梅原猛が36年前(1985年)に発表した「神々の流竄」で述べた出雲神話に対する誤謬を修正したもの。
前著にあったヤマタノオロチと因幡の白兎の話は出雲で起こったことではないとしていたが、実際には出雲で起きたことと考えるべきと大きく見解を修正している。出雲神話は、天皇家につながるアマテラスの系譜とは別個に、朝鮮から来たスサノオを祖としたもうひとつの王家の物語としている。この観点から、実際にはスサノオ⇒オオクニヌシ(6代の直孫)⇒イズモタケル(オオクニヌシから17代目の王)までの存在を提案している。
「神々の流竄」では、
- 先ずは、ヤマタノオロチは大和の大神山そのものとし、オオクニヌシのイメージとした
- 一方、神武東征より一足早く天の岩船で降臨した天孫族・饒速日(にぎはやひ)は、ナガスネヒコと共に大和地方を統治していた。しかし、神武帝とナガスネヒコとの闘いが不利と知り、神武帝に寝返りナガスネヒコを倒す
- 饒速日は元々天孫族であることから二重スパイであることから、ちょうどスサノオが天で悪態をつき降臨してからはヤマタノオロチを倒し人を助けたスサノオのイメージとした。

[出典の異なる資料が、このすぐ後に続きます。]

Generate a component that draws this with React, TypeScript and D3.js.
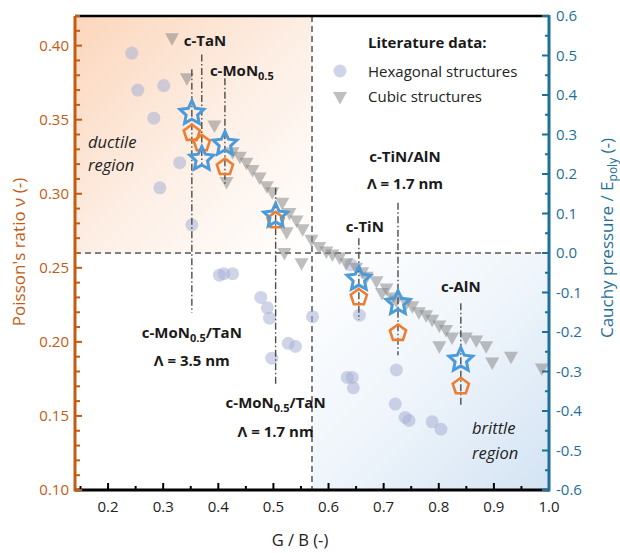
import React from 'react';
import * as d3 from 'd3';

// literature data: hexagonal structures (G/B, Poisson's ratio)
const hexGB = [0.243, 0.254, 0.301, 0.283, 0.330, 0.294, 0.352, 0.402, 0.410, 0.426, 0.477, 0.489, 0.493, 0.527, 0.540, 0.497, 0.571, 0.641, 0.656, 0.634, 0.643, 0.645, 0.723, 0.721, 0.739, 0.746, 0.788, 0.804];
const hexNu = [0.395, 0.370, 0.373, 0.351, 0.321, 0.304, 0.279, 0.245, 0.246, 0.246, 0.230, 0.223, 0.216, 0.199, 0.197, 0.189, 0.217, 0.252, 0.218, 0.176, 0.176, 0.169, 0.181, 0.158, 0.149, 0.147, 0.146, 0.141];

// literature data: cubic structures
const cubGB = [0.316, 0.343, 0.393, 0.415, 0.426, 0.439, 0.451, 0.462, 0.475, 0.488, 0.498, 0.516, 0.529, 0.542, 0.553, 0.569, 0.524, 0.520, 0.551, 0.583, 0.596, 0.607, 0.620, 0.632, 0.650, 0.661, 0.669, 0.687, 0.705, 0.697, 0.716, 0.723, 0.741, 0.752, 0.764, 0.777, 0.788, 0.801, 0.813, 0.824, 0.801, 0.849, 0.868, 0.886, 0.897, 0.931, 0.987];
const cubNu = [0.405, 0.378, 0.346, 0.308, 0.328, 0.325, 0.321, 0.316, 0.311, 0.305, 0.301, 0.294, 0.287, 0.282, 0.276, 0.269, 0.274, 0.260, 0.253, 0.264, 0.261, 0.259, 0.257, 0.253, 0.250, 0.247, 0.244, 0.241, 0.236, 0.233, 0.230, 0.228, 0.226, 0.224, 0.220, 0.218, 0.215, 0.211, 0.208, 0.203, 0.197, 0.203, 0.201, 0.197, 0.186, 0.190, 0.182];

// this work
const matGB = [0.352, 0.370, 0.412, 0.504, 0.655, 0.726, 0.840];
const matNu = [0.341, 0.334, 0.318, 0.282, 0.230, 0.206, 0.170];
const matCauchy = [0.354, 0.238, 0.276, 0.094, -0.066, -0.127, -0.271];
const leadTop = [0.384, 0.394, 0.378, 0.304, 0.270, 0.294, 0.226];
const leadBottom = [0.2196, 0.318, 0.305, 0.171, 0.215, 0.191, 0.157];

const gbSplit = 0.57;
const nuSplit = 0.26;

const ORANGE = '#c55a11';
const TEAL = '#1f6f98';
const FONT = '"Open Sans", "DejaVu Sans", sans-serif';

function starPath(r: number, ri: number) {
  const pts: [number, number][] = [];
  for (let i = 0; i < 10; i++) {
    const a = -Math.PI / 2 + (i * Math.PI) / 5;
    const rr = i % 2 === 0 ? r : ri;
    pts.push([rr * Math.cos(a), rr * Math.sin(a)]);
  }
  return d3.line()(pts) + 'Z';
}

function pentPath(r: number) {
  const pts: [number, number][] = [];
  for (let i = 0; i < 5; i++) {
    const a = -Math.PI / 2 + (i * 2 * Math.PI) / 5;
    pts.push([r * Math.cos(a), r * Math.sin(a)]);
  }
  return d3.line()(pts) + 'Z';
}

const triPath = 'M-7,-5L7,-5L0,7.5Z';

export default function App() {
  const x = d3.scaleLinear().domain([0.14, 1.0]).range([75, 549]);
  const yL = d3.scaleLinear().domain([0.10, 0.42]).range([490, 16]);
  const yR = d3.scaleLinear().domain([-0.6, 0.6]).range([490, 16]);

  const xMajor = d3.range(2, 11).map(i => i / 10);
  const xMinor = d3.range(15, 100, 10).map(i => i / 100);
  const lMajor = d3.range(10, 41, 5).map(i => i / 100);
  const lMinor = d3.range(10, 43).map(i => i / 100).filter(v => Math.round(v * 100) % 5 !== 0);
  const rMajor = d3.range(-6, 7).map(i => i / 10);
  const rMinor = d3.range(-55, 60, 10).map(i => i / 100);

  const star = starPath(12.5, 6);
  const pent = pentPath(8.5);
  const dashDot = '7,2.5,1.5,2.5';

  const x0 = x.range()[0], x1 = x.range()[1];
  const yT = yL.range()[1], yB = yL.range()[0];
  const xs = x(gbSplit), ys = yL(nuSplit);

  const boldLbl = { fontFamily: FONT, fontWeight: 700, fontSize: 15, fill: '#1a1a1a' } as const;
  const sub = (t: string) => <tspan fontSize={11} dy={4}>{t}</tspan>;

  return (
    <svg width={620} height={553} style={{ position: 'absolute', left: 0, top: 0, background: '#fff' }}>
      <defs>
        <linearGradient id="duct" x1="0" y1="0" x2="1" y2="1">
          <stop offset="0" stopColor="#fcd6bb" />
          <stop offset="0.55" stopColor="#fdf0e7" />
          <stop offset="1" stopColor="#ffffff" />
        </linearGradient>
        <linearGradient id="brit" x1="0" y1="0" x2="1" y2="1">
          <stop offset="0" stopColor="#ffffff" />
          <stop offset="0.5" stopColor="#eff5fb" />
          <stop offset="1" stopColor="#d3e3f3" />
        </linearGradient>
      </defs>

      <rect x={x0} y={yT} width={xs - x0} height={ys - yT} fill="url(#duct)" />
      <rect x={xs} y={ys} width={x1 - xs} height={yB - ys} fill="url(#brit)" />

      {/* quadrant dividers */}
      <line x1={xs} x2={xs} y1={yT} y2={yB} stroke="#7f7f7f" strokeWidth={2} strokeDasharray="6,4" />
      <line x1={x0} x2={x1} y1={ys} y2={ys} stroke="#7f7f7f" strokeWidth={2} strokeDasharray="6,4" />

      {/* literature data */}
      {hexGB.map((g, i) => (
        <circle key={'h' + i} cx={x(g)} cy={yL(hexNu[i])} r={6.5} fill="#a7b0d6" fillOpacity={0.55} />
      ))}
      {cubGB.map((g, i) => (
        <path key={'c' + i} d={triPath} transform={`translate(${x(g)},${yL(cubNu[i])})`} fill="#858585" fillOpacity={0.52} />
      ))}

      {/* leader lines */}
      {matGB.map((g, i) => (
        <line key={'l' + i} x1={x(g)} x2={x(g)} y1={yL(leadTop[i])} y2={yL(leadBottom[i])}
          stroke="#4d4d4d" strokeWidth={1.4} strokeDasharray={dashDot} />
      ))}

      {/* this work */}
      {matGB.map((g, i) => (
        <path key={'p' + i} d={pent} transform={`translate(${x(g)},${yL(matNu[i])})`}
          fill="none" stroke="#ed7d31" strokeWidth={2.6} strokeLinejoin="miter" />
      ))}
      {matGB.map((g, i) => (
        <path key={'s' + i} d={star} transform={`translate(${x(g)},${yR(matCauchy[i])})`}
          fill="none" stroke="#4c9bd8" strokeWidth={3} strokeLinejoin="miter" />
      ))}

      {/* annotations */}
      <text x={x(matGB[1]) - 18} y={46} {...boldLbl}>c-TaN</text>
      <text x={x(matGB[2]) - 15} y={76} {...boldLbl}>c-MoN{sub('0.5')}</text>
      <text x={x(matGB[0])} y={338} textAnchor="middle" {...boldLbl}>c-MoN{sub('0.5')}<tspan dy={-4}>/TaN</tspan></text>
      <text x={x(matGB[0])} y={366} textAnchor="middle" {...boldLbl}>Λ = 3.5 nm</text>
      <text x={x(matGB[3])} y={408} textAnchor="middle" {...boldLbl}>c-MoN{sub('0.5')}<tspan dy={-4}>/TaN</tspan></text>
      <text x={x(matGB[3])} y={437} textAnchor="middle" {...boldLbl}>Λ = 1.7 nm</text>
      <text x={x(matGB[4]) + 6} y={232} textAnchor="middle" {...boldLbl}>c-TiN</text>
      <text x={x(matGB[5]) + 7} y={162} textAnchor="middle" {...boldLbl}>c-TiN/AlN</text>
      <text x={x(matGB[5]) + 7} y={189} textAnchor="middle" {...boldLbl}>Λ = 1.7 nm</text>
      <text x={x(matGB[6])} y={292} textAnchor="middle" {...boldLbl}>c-AlN</text>

      <g fontFamily={FONT} fontStyle="italic" fontSize={16.5} fill="#222">
        <text x={88} y={148}>ductile</text>
        <text x={88} y={171}>region</text>
        <text x={472} y={434}>brittle</text>
        <text x={472} y={459}>region</text>
      </g>

      {/* legend */}
      <text x={368} y={48} {...boldLbl}>Literature data:</text>
      <circle cx={340} cy={71} r={6.5} fill="#a7b0d6" fillOpacity={0.55} />
      <text x={368} y={77} fontFamily={FONT} fontSize={15} fill="#222">Hexagonal structures</text>
      <path d={triPath} transform="translate(340,97)" fill="#858585" fillOpacity={0.52} />
      <text x={368} y={102} fontFamily={FONT} fontSize={15} fill="#222">Cubic structures</text>

      {/* frame */}
      <line x1={x0} x2={x1} y1={yT} y2={yT} stroke="#000" strokeWidth={2.5} />

      {/* bottom axis */}
      <g>
        {xMajor.map(v => <line key={'xM' + v} x1={x(v)} x2={x(v)} y1={yB} y2={yB - 7} stroke="#000" strokeWidth={2} />)}
        {xMinor.map(v => <line key={'xm' + v} x1={x(v)} x2={x(v)} y1={yB} y2={yB - 4} stroke="#000" strokeWidth={2} />)}
        <line x1={x0} x2={x1} y1={yB} y2={yB} stroke="#000" strokeWidth={3} />
        {xMajor.map(v => (
          <text key={'xt' + v} x={x(v)} y={yB + 22} textAnchor="middle" fontFamily={FONT} fontSize={15} fill="#222">{v.toFixed(1)}</text>
        ))}
        <text x={300} y={546} textAnchor="middle" fontFamily={FONT} fontSize={16.5} fill="#222">G / B (-)</text>
      </g>

      {/* left axis */}
      <g>
        {lMajor.map(v => <line key={'lM' + v} x1={x0} x2={x0 + 7} y1={yL(v)} y2={yL(v)} stroke={ORANGE} strokeWidth={2} />)}
        {lMinor.map(v => <line key={'lm' + v} x1={x0} x2={x0 + 5} y1={yL(v)} y2={yL(v)} stroke={ORANGE} strokeWidth={2} />)}
        <line x1={x0} x2={x0} y1={yT} y2={yB + 1.5} stroke={ORANGE} strokeWidth={3} />
        {lMajor.map(v => (
          <text key={'lt' + v} x={x0 - 6} y={yL(v) + 5} textAnchor="end" fontFamily={FONT} fontSize={15} fill={ORANGE}>{v.toFixed(2)}</text>
        ))}
        <text transform={`translate(25,${252}) rotate(-90)`} textAnchor="middle" fontFamily={FONT} fontSize={17} fill={ORANGE}>Poisson's ratio ν (-)</text>
      </g>

      {/* right axis */}
      <g>
        {rMajor.map(v => <line key={'rM' + v} x1={x1} x2={x1 - 7} y1={yR(v)} y2={yR(v)} stroke={TEAL} strokeWidth={2} />)}
        {rMinor.map(v => <line key={'rm' + v} x1={x1} x2={x1 - 4} y1={yR(v)} y2={yR(v)} stroke={TEAL} strokeWidth={2} />)}
        <line x1={x1} x2={x1} y1={yT - 1} y2={yB + 1.5} stroke={TEAL} strokeWidth={3} />
        {rMajor.map(v => (
          <text key={'rt' + v} x={x1 + 7} y={yR(v) + 5} fontFamily={FONT} fontSize={15} fill={TEAL}>{v.toFixed(1)}</text>
        ))}
        <text transform={`translate(613,${238}) rotate(-90)`} textAnchor="middle" fontFamily={FONT} fontSize={17} fill={TEAL}>
          Cauchy pressure / E<tspan fontSize={12} dy={4}>poly</tspan><tspan dy={-4}> (-)</tspan>
        </text>
      </g>
    </svg>
  );
}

- つまり、スサノオ(饒速日)がヤマタノオロチ(大神山)を退治して、大和を天孫族に渡す役目をした
- 因幡の白兎の物語は、白村江の戦に沖ノ島に取り残された人々が九州本土に戻る話であると考証し、出雲近郊でおきた話ではない
とあったが、これを誤謬として出雲神話を再考したのが「葬られた王朝」。
再考のトリガーは、二つの遺跡の発見と築造が三世紀に出現した前方後円墳から遡ること約200年前の、美しい巨大古墳である四隅突出型墳丘墓の出雲から富山までの分布状況の2点。
- 1984年(昭和59年)荒神谷遺跡:銅剣358本・銅鐸6個・銅矛16本出土
- 1996年(平成8年)賀茂岩倉遺跡:銅鐸39個出土
- 四隅突出型墳丘墓は、山陰地方から遠く富山の地まで及んでいること
まぁ人には間違いがあるので良しとし、今回の発表で大分すっきりと出雲神話(国譲り神話)の信ぴょう性を感じた。出雲神話の誤謬修正以外は、「神々の流竄」と同じものである。
しかし、古事記の中で描かれている神々や国譲りの話などの直接的ディレクターは、梅原猛が一貫して主張する「藤原不比等」であることは、「確かにそうだろうな」と共感している。